DSSP stands for Dictionary of Secondary Structure of Proteins (or something similar). The purpose of this analysis is to measure the secondary structure content of a protein as a function of time. The analysis breaks down secondary structure assignments (i.e. helix, sheet, turn, etc.) by individual residues for each time step, allowing you to visualize or quantify the data in meaningful ways. The GROMACS tool 'do_dssp' uses the DSSP library and executable from this website to measure secondary structure in your trajectory file. George already has the appropriate DSSP library and executable installed. All you have to do to use dssp is issue 'do_dssp', and GROMACS will automatically find the library and executable. Type the following:

do_dssp -f protein.xtc -s protein.tpr -sc scount.xvg -o ss.xpm -dt 10

When prompted, you must choose '5 (Mainchain)'. The trajectory saved snapshots at every 1 ps, which is a little too frequent for this type of analysis, so use the option '-dt 10' to only look at every 10th frame. The first output file, scount.xvg, can be visualized in Grace by typing:

xmgrace -nxy scount.xvg

Ubq scount.jpg Ubiquitin secondary structure content

As an added bonus, the end of the file 'scount.xvg' contains the following two lines:

# Totals 26169  9107 11705  1009  1506  7064  6391  1294
# SS %    0.69  0.24  0.31  0.03  0.04  0.19  0.17  0.03


@ s0 legend "Structure"
@ s1 legend "Coil"
@ s2 legend "B-Sheet"
@ s3 legend "B-Bridge"
@ s4 legend "Bend"
@ s5 legend "Turn"
@ s6 legend "A-Helix"
@ s7 legend "3-Helix"

This is a very convenient way to analyze average secondary structure content of a protein. This could be especially useful when trying to predict the secondary structure of unstructured proteins as well.

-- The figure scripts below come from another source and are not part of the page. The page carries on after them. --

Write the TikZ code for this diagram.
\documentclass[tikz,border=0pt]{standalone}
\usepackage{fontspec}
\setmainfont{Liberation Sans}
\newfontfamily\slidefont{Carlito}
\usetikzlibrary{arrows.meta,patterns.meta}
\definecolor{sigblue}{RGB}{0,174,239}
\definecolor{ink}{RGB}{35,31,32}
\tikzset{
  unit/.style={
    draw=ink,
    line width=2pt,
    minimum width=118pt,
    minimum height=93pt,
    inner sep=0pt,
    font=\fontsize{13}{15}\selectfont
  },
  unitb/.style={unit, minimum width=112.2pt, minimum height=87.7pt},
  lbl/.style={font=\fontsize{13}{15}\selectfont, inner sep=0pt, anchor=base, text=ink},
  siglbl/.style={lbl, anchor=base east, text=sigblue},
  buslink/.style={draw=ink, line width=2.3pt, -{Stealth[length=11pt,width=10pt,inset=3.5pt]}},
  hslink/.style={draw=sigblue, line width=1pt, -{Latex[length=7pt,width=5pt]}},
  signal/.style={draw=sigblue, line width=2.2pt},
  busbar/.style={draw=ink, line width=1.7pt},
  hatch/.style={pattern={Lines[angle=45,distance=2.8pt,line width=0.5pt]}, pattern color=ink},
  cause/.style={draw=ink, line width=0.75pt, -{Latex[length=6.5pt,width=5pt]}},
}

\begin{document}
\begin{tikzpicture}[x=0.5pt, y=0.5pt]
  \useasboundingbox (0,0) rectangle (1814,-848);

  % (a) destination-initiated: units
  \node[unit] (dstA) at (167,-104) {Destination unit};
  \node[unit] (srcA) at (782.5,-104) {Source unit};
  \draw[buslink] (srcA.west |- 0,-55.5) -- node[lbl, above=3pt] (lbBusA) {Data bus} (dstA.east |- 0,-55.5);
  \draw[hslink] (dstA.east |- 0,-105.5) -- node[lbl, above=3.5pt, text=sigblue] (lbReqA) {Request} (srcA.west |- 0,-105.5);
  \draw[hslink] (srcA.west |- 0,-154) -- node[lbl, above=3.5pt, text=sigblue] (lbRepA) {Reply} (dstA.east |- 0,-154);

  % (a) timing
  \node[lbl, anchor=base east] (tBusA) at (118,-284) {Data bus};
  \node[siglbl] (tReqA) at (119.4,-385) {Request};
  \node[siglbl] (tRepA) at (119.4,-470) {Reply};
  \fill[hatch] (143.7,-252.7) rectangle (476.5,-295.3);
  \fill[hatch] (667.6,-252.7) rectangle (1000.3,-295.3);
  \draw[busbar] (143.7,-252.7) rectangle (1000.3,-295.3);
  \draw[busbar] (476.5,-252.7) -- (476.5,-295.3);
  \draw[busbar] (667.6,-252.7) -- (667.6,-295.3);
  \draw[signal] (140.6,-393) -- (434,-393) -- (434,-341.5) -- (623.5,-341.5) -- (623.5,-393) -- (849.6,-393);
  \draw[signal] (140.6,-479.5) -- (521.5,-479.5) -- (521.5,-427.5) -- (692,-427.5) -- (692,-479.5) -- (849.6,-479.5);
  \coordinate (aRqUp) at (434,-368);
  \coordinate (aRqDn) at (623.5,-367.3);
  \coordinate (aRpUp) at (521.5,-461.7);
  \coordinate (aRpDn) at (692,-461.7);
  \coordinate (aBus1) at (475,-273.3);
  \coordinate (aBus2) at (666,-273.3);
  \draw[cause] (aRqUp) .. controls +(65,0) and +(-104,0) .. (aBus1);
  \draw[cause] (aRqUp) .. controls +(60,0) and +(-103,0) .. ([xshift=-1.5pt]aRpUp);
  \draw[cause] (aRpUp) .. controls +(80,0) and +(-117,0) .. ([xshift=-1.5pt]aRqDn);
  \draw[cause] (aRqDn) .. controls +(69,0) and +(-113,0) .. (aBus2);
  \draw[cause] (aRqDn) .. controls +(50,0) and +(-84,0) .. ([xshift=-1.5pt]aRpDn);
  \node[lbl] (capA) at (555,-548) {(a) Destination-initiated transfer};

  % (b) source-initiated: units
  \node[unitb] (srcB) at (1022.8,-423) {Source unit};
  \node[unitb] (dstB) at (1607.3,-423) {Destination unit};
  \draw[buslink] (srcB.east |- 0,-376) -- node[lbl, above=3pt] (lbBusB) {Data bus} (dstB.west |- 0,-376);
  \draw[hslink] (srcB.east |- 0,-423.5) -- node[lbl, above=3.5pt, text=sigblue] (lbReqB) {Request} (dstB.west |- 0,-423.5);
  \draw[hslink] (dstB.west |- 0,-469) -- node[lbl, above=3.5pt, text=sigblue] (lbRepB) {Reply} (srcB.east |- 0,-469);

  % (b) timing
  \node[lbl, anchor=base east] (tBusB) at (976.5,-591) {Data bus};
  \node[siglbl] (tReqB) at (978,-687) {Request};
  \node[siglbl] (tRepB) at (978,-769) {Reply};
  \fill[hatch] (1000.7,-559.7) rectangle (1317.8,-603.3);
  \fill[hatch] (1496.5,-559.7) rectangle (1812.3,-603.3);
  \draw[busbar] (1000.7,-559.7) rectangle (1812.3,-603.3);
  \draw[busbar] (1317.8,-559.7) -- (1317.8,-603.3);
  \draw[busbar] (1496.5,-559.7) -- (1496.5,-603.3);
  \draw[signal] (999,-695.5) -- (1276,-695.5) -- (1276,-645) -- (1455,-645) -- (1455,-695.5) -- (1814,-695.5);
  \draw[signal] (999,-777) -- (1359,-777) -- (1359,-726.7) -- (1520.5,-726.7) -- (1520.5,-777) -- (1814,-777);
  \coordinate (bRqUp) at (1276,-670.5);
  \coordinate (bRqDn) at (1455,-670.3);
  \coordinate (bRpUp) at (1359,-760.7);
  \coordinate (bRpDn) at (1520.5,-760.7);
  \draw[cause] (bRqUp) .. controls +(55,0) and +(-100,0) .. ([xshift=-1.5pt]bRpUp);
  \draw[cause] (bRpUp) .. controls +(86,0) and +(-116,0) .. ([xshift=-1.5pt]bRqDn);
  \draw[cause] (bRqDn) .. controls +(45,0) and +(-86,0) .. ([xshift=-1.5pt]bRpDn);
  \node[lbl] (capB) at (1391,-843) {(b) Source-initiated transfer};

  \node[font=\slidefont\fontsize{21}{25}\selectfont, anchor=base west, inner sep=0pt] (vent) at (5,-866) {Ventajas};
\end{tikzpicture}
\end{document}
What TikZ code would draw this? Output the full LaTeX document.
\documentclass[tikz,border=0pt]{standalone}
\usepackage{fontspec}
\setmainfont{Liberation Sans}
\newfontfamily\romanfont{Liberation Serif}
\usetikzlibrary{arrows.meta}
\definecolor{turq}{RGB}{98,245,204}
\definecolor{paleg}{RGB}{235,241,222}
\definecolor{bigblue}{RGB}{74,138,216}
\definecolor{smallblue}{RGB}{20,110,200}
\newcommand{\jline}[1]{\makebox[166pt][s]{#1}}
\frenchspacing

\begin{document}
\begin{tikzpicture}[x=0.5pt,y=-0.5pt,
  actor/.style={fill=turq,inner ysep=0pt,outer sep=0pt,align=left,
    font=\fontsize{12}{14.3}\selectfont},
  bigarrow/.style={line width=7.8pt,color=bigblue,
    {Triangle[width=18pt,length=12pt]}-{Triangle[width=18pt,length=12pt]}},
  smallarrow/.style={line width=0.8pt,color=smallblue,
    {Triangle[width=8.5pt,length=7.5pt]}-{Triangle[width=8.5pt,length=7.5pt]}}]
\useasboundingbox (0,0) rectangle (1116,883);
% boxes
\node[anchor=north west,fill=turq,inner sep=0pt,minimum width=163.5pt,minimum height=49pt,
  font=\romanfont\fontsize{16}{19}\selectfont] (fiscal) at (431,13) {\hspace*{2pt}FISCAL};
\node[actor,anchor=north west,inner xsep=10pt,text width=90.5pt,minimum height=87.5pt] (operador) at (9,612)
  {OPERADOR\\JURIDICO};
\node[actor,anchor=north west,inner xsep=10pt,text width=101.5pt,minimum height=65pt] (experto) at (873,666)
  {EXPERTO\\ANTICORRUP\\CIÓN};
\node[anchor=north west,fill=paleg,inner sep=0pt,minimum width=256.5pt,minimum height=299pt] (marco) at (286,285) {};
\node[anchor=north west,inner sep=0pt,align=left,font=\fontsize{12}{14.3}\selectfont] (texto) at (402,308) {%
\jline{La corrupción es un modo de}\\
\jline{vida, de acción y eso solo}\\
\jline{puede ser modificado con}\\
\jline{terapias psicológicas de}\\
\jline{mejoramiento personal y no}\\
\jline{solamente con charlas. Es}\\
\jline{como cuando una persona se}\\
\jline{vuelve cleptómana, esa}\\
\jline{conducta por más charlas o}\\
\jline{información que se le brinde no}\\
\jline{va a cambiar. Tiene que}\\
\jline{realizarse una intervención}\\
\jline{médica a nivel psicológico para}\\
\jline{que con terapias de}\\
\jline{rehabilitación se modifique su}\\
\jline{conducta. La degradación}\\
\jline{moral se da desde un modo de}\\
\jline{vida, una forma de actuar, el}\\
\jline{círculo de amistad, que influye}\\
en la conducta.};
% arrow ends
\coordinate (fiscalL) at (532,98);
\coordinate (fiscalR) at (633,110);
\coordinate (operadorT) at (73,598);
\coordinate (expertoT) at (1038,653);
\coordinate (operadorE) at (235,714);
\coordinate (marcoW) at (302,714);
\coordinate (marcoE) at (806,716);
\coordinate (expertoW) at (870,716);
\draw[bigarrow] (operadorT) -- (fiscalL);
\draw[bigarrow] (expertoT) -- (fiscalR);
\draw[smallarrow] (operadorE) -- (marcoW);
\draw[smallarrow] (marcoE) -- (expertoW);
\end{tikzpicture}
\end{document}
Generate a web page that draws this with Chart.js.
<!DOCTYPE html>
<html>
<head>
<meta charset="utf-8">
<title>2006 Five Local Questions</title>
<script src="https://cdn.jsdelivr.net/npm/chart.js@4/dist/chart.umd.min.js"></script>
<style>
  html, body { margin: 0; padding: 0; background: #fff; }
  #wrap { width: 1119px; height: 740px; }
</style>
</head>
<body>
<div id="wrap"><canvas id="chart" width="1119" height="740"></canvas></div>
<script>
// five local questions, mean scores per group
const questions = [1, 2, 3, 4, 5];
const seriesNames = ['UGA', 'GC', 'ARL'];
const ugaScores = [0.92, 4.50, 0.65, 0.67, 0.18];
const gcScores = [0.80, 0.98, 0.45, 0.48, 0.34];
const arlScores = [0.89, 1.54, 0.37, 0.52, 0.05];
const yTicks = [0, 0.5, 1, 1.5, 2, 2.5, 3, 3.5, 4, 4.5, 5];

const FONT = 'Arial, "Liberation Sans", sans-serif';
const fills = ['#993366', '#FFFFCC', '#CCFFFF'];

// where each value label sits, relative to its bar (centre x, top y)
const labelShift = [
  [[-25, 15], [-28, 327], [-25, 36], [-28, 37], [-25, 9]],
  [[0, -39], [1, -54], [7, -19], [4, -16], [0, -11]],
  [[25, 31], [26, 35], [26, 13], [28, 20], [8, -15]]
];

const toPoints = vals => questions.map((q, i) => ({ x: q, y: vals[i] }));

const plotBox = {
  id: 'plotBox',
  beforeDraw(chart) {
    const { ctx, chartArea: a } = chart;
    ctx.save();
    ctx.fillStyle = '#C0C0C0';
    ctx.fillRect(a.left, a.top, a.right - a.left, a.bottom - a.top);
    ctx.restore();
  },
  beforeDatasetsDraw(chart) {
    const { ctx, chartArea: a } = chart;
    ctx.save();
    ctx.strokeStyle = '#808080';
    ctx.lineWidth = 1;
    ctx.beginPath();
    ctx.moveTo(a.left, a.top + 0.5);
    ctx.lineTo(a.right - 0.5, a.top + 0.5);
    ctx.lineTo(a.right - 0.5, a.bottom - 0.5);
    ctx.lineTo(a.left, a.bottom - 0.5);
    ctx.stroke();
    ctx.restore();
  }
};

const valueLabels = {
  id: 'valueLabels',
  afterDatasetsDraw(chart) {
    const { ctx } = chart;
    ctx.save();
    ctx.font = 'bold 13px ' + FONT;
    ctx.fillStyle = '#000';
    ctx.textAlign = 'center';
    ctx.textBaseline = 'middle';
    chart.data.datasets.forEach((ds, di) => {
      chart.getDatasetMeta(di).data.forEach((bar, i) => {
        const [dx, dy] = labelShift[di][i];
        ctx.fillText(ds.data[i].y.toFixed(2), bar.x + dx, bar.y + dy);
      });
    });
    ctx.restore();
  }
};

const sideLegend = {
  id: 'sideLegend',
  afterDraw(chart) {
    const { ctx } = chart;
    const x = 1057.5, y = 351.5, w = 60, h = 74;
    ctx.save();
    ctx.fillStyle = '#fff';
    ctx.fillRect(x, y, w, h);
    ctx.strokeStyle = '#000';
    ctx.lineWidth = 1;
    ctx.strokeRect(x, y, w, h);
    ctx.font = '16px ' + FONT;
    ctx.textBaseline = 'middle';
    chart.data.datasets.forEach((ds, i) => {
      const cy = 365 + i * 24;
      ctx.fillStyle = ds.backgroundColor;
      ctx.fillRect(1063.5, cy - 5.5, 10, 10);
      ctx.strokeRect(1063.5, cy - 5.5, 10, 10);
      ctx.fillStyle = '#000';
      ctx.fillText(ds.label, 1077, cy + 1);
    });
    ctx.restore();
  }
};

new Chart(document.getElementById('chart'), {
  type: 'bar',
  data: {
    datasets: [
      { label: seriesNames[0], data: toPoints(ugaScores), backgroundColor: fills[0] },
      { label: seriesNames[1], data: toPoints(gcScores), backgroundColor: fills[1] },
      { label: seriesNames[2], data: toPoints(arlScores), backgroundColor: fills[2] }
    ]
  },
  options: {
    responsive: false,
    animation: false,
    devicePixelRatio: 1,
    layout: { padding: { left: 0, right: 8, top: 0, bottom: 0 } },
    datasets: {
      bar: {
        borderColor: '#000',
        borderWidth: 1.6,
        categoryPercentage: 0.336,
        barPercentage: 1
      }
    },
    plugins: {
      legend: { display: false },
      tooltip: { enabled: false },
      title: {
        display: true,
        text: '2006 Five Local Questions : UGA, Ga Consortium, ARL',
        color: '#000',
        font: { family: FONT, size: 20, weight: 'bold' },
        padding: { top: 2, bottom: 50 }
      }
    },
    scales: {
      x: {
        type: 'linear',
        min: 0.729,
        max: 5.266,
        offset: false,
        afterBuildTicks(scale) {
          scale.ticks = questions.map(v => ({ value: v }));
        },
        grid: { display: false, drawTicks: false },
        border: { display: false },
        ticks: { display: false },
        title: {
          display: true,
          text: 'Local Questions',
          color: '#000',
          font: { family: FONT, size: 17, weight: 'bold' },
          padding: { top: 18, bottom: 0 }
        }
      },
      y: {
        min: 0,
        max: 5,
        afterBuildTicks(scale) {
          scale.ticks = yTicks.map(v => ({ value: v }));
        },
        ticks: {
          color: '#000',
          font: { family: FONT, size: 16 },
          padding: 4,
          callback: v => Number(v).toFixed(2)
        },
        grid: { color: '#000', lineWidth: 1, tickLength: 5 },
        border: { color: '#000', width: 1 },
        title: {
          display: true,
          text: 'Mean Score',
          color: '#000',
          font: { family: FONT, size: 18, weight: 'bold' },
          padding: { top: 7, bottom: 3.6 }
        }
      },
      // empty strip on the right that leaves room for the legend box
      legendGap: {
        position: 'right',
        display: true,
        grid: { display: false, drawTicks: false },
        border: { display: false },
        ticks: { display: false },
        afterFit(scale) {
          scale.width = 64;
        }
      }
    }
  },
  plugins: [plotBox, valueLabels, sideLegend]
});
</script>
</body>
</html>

The second file, ss.xpm, contains a breakdown of secondary structure for each residue as a function of time step. Although some programs can open this type of file, it is generally easier to process it with the GROMACS tool 'xpm2ps' first. Make a copy of this file: ps.m2p, then execute the following:

xpm2ps -f ss.xpm -di ps.m2p -o ubq_ss.eps

The tool 'xpm2ps' has quite a lot of options. You can type 'xpm2ps -h' or check the GROMACS website to see how else you can render postscript images from xpm data. The version of ps.m2p that you downloaded will render the following image:

Ubq ss.jpg Ubiquitin secondary structure content by residue

From this plot it is easy to see the stability (or de-stability) of secondary structure elements as a function of time. For example, it appears a stretch of residues from about 55-60 mostly are in a 'turn' conformation, but sporadically adopt an 'alpha-helix' or '3-helix' conformation as well.